It’s needless to even emphasize that Finland comes across as one of the most beautiful countries in the Nordic region and so is its basic education. No wonder, foreigners from different parts of the world never hesitate to take up opportunities that become available there. Even the Ukrainian refugees currently displaced by the Russian invasion of their country find a safe refuge in Finland and easily start off a new life there.
Happy and welcoming as Finland could be to newcomers, anyone coming to the country with young children has to be bothered or at least curious to know how their education would turn out to be. At least any responsible parent would love to be highly sure that moving over to start life in Finland won’t damage the schooling of their kids. So knowing a thing or two about basic education in Finland goes a long way to inform parents, allay possible fears and just keep them on top.
International school for your kids in Finland? Not a must
Ask any foreigner who has moved abroad; whether to Finland or elsewhere and you’ll notice the similarity in their concerns, especially about the schooling of their kids. No doubt that the education system in Finland gives the best learning for any ambitious learner yet it’s still reasonable that an expat parent gets double sure.
In fact, some expats with enough finances often opt to take their children to the international schools in Finland just to reduce the effects of changing learning systems. But a vast majority of people arriving to start a new life in Finland alongside their family may not afford international schools so have to make do with the Finnish public education system for their kids.
Understanding basic education in Finland
Basic education in Finland is an extremely sensitive area in learning as it stretches through from elementary stages to when a learner gains perfect cognition. Going by the International Standard Classification of Education consensus, basic education includes up to nine years of formal schooling. Now the starting point for this would be determined by the set compulsory school age which stands within the period a child turns 7 years old.
As anyone would understand, not every kid or parent may necessarily fancy or feel excited about schooling. In fact, even in Finland, the government had to raise comprehensive schooling to also include vocational training just as an extra effort to keep in school the rising number of kids who would leave schooling so early. But whichever the case, getting your child to school as a foreigner in Finland exposes them to equal opportunities there and increases their chances of fulfilling their potential.
In any case, taking your kid through basic education in Finland as a permanent resident in the country makes them feel better integrated.
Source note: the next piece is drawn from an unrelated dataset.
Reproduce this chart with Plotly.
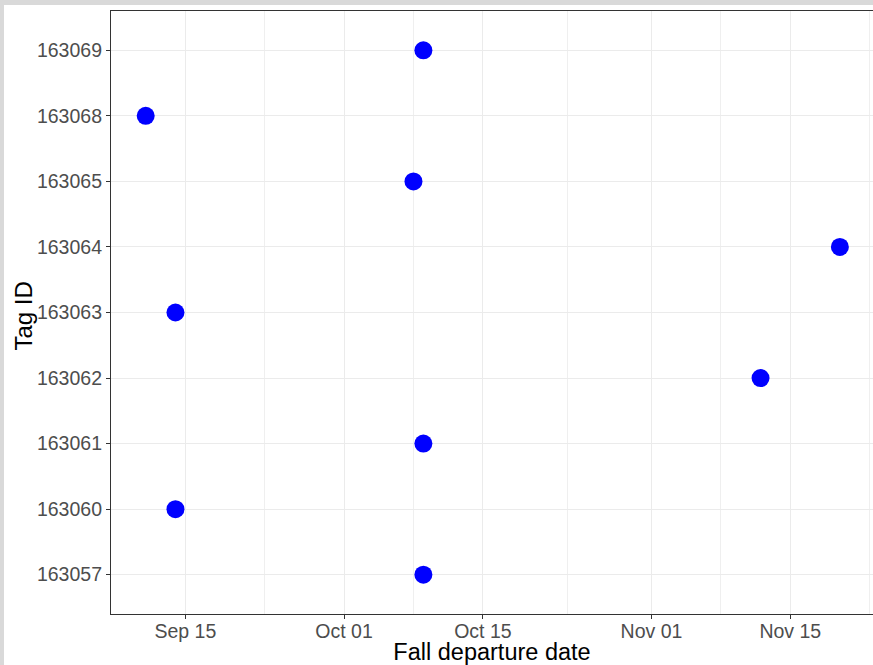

Remember, any well thinking foreigner does not take the bold step to come to Finland and then hold their children back from benefiting from the best education systems. Maybe some would not mind their children studying to become creme de la creme professionals but that could be so mean of them.
Basically, any foreigner living in Finland with a kid who has turned or is just turning 7 years of age must as a requirement put that child to school. It would even be easier for the kid to blend in well with the rest if he or she starts off from early childhood and pre-school. But this depends on the kid’s age by the time or arriving in Finland.
What happens during basic education for children in Finland?
Although some may think differently about it, giving your kid basic education and even higher learning really prepares them for greater challenges ahead. One doesn’t even need to have a practical experience being a foreigner anywhere to get it that discrimination in all its variants could not be here with us in black and white but a foreigner has to prove himself more to be at par with the natives. You think this is a plain lie? No way-it’s the naked truth that with you arriving in Finland as an expat with kids, you need to start putting them in the right path towards making the best of the available education systems.
Quite a lot of times, not only in Finland but also in other Nordic countries and beyond, foreigners have a simmering feeling that the systems there have muted discrimination. Of course whether it’s true will depend on how individuals experience it at personal levels. But truth be told, education in Finland gives the best chance for any foreigner to shine until he or she can’t be ignored. This must be a perfect tip. Not so?
Your child’s education means a lot in Finland
Like any country where education counts as a key priority, Finland has a clear curriculum which largely prepares the children for the country’s skills and knowledge needs. Any keen observer will notice that the Nordic countries have their education emphasizing more on local situations. Maybe we could argue that education is one that promotes global thinking and local action.
The amazing thing with basic education in Finland is that foreigners who meet the conditions for permanent residence get their children educated for free. So you only need to let your child go to school and the government through local municipalities in Finland will do the rest for you.